The first thing that strikes me is that the vocal ability of the principal cast is excellent. Kenyon displayed a superb voice, deep and expressive with power to burn that he used to stunning effect. His Anatoly was dark and brooding with a sense that the character’s pent up emotions could explode at any moment. That restless energy literally found voice and his singing was a highlight of the show.
He was well matched by McComb who played Freddie with rock star panache and sang accordingly. All leather clad attitude and sense of entitlement, the contrast worked well for the inter-personal drama and the larger themes each character embodied. It also was a smart set-up to drive towards another highlight – Pity the Child – where we gain insight as to why this character is such a jerk with an emotive performance by McComb that started slowly and built towards a moving crescendo.
Hayes plays the tricky role of Florence Vassy very well with a range of complex emotions on display. The character’s professional role is to keep these men in check during various stages of her involvement with them while ultimately getting tangled up in quite messy relationships. There is strength and even stoicism here but also vulnerability as Vassy’s father’s fate is a key concern. Hayes sings well and also allows the emotion of Florence’s predicament to resonate mainly through song. The duet with Erickson – I Know Him So Well – is a highlight. Erickson herself comes to prominence after the interval and even without checking the programme there was no doubt she had an opera trained voice. It is another impressive vocal performance with great power and clarity.
Of the secondary cast Ed Mafi made a real mark as a devious Alexander Molokov; Gareth Davis was an intense and almost Matrix-style Arbiter; while Tim Hawkins provided a good-natured and persuasive turn as Walter De Courcey.

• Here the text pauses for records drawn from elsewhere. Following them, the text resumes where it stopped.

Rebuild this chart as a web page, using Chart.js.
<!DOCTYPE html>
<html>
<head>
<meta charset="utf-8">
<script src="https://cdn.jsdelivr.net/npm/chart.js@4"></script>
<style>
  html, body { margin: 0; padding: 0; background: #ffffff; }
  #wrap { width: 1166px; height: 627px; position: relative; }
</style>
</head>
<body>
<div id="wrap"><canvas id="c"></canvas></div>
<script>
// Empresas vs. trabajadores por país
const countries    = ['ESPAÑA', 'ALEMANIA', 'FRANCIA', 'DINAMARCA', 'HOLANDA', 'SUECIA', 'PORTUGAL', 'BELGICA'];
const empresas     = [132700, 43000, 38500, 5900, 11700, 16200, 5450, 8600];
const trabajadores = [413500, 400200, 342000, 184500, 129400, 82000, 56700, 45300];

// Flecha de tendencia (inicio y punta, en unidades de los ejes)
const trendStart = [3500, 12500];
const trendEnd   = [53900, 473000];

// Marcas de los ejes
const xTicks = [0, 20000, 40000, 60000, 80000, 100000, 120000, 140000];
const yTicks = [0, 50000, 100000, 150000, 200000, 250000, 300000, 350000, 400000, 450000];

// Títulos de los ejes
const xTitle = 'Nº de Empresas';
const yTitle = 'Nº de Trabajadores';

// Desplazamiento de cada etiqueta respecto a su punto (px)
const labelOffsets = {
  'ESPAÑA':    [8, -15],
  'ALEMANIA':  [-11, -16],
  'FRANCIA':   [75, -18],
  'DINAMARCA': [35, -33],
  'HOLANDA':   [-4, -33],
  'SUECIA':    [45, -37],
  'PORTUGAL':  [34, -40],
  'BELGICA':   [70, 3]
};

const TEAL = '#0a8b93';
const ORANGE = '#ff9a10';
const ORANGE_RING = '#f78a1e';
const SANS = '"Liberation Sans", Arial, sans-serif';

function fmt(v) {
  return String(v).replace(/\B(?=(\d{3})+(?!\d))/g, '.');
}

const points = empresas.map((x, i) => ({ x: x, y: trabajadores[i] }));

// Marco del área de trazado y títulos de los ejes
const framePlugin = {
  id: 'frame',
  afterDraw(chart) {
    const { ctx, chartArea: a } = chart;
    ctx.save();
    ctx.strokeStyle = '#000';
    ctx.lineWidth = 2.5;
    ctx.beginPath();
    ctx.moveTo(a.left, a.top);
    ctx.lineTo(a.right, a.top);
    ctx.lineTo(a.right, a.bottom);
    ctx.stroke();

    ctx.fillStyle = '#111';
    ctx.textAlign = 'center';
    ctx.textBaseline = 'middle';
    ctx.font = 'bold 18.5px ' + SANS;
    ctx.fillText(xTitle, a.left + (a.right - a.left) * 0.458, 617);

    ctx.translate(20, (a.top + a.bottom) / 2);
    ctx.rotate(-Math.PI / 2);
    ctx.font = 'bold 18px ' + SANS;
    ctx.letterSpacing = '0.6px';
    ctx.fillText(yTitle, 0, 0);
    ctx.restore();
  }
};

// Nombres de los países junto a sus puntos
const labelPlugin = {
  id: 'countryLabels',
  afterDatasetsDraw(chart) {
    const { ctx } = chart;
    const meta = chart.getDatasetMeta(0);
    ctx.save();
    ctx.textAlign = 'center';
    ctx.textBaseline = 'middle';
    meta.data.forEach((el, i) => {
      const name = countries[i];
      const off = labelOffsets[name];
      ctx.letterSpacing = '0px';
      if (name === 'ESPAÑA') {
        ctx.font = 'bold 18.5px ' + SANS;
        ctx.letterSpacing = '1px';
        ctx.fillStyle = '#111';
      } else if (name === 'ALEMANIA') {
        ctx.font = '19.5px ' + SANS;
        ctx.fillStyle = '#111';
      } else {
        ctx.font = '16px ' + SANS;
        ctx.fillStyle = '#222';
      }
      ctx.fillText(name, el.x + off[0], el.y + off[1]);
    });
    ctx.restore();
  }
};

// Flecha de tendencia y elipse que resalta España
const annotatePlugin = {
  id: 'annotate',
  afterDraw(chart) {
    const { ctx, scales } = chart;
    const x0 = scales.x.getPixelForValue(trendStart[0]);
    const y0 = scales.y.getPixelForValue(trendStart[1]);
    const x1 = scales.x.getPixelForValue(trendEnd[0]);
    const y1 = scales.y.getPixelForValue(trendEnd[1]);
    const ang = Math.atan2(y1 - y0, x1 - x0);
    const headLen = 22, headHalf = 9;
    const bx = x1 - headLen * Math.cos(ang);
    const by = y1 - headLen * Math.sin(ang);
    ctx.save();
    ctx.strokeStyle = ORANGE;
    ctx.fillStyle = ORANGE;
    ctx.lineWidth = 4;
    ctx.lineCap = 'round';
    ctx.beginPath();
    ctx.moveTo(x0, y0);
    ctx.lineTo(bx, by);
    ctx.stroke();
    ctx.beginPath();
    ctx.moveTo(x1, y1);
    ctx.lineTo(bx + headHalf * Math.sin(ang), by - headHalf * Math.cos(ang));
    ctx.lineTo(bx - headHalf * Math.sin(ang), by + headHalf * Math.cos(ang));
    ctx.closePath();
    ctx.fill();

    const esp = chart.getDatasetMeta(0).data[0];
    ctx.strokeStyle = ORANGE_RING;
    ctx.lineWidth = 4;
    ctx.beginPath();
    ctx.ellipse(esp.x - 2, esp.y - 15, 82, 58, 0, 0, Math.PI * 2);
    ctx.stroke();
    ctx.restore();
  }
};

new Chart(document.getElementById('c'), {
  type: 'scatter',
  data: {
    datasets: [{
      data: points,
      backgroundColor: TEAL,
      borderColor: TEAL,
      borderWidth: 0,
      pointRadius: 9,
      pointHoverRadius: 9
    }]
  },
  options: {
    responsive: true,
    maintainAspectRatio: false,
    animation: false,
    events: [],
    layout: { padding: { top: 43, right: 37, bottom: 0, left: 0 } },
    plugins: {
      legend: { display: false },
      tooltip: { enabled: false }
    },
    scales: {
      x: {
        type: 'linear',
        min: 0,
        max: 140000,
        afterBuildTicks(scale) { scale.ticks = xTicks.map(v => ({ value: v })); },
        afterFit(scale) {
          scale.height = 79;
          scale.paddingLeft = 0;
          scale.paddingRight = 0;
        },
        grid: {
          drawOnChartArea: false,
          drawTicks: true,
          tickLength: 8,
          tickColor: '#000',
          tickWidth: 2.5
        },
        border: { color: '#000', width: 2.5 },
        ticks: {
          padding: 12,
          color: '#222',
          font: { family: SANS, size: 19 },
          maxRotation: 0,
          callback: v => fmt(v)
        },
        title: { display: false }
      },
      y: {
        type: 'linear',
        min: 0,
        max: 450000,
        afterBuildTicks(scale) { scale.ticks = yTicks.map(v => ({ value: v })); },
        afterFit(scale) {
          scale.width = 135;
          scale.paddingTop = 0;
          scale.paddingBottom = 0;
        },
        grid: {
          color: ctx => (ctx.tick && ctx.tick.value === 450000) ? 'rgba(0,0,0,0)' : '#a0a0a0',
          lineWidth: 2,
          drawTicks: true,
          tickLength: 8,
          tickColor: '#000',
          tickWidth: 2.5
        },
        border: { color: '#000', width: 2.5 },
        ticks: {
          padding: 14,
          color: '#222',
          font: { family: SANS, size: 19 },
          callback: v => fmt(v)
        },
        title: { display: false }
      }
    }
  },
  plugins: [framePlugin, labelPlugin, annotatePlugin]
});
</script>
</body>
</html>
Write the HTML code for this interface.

The 13 strong ensemble added vocal punch when required; comic relief, notably and hilariously in Embassy Lament; and texture (as various players such as journalists) to the broader East versus West conflict.
The centrepiece of the set was a raised stage where the chess matches took place with steps leading down to ground level of the black box space. Flats were staggered behind it that facilitated entrances and exits and to each side was an iconic depiction of the countries involved – Abraham Lincoln for the Americans, Vladimir Lenin for the Russians. Black and white checkered patterns were used as well in the set design.
The cast utilised the full scope of the space effectively and worked well together though there were times the vertical aspect of their movement up and down the stairs was a little repetitive. Surprisingly, perhaps the most well-known song from the acclaimed score – One Night in Bangkok – didn’t really work for me. It fell flat but then I suspect that stylistically it is somewhat glib and not as emotionally laden as a lot of the other numbers and therefore suffers by comparison.
This was a show I really enjoyed and was well worth the trek westwards (after the much longer trek eastwards!) to go and see. It would seem community theatre is in good hands in Western Sydney.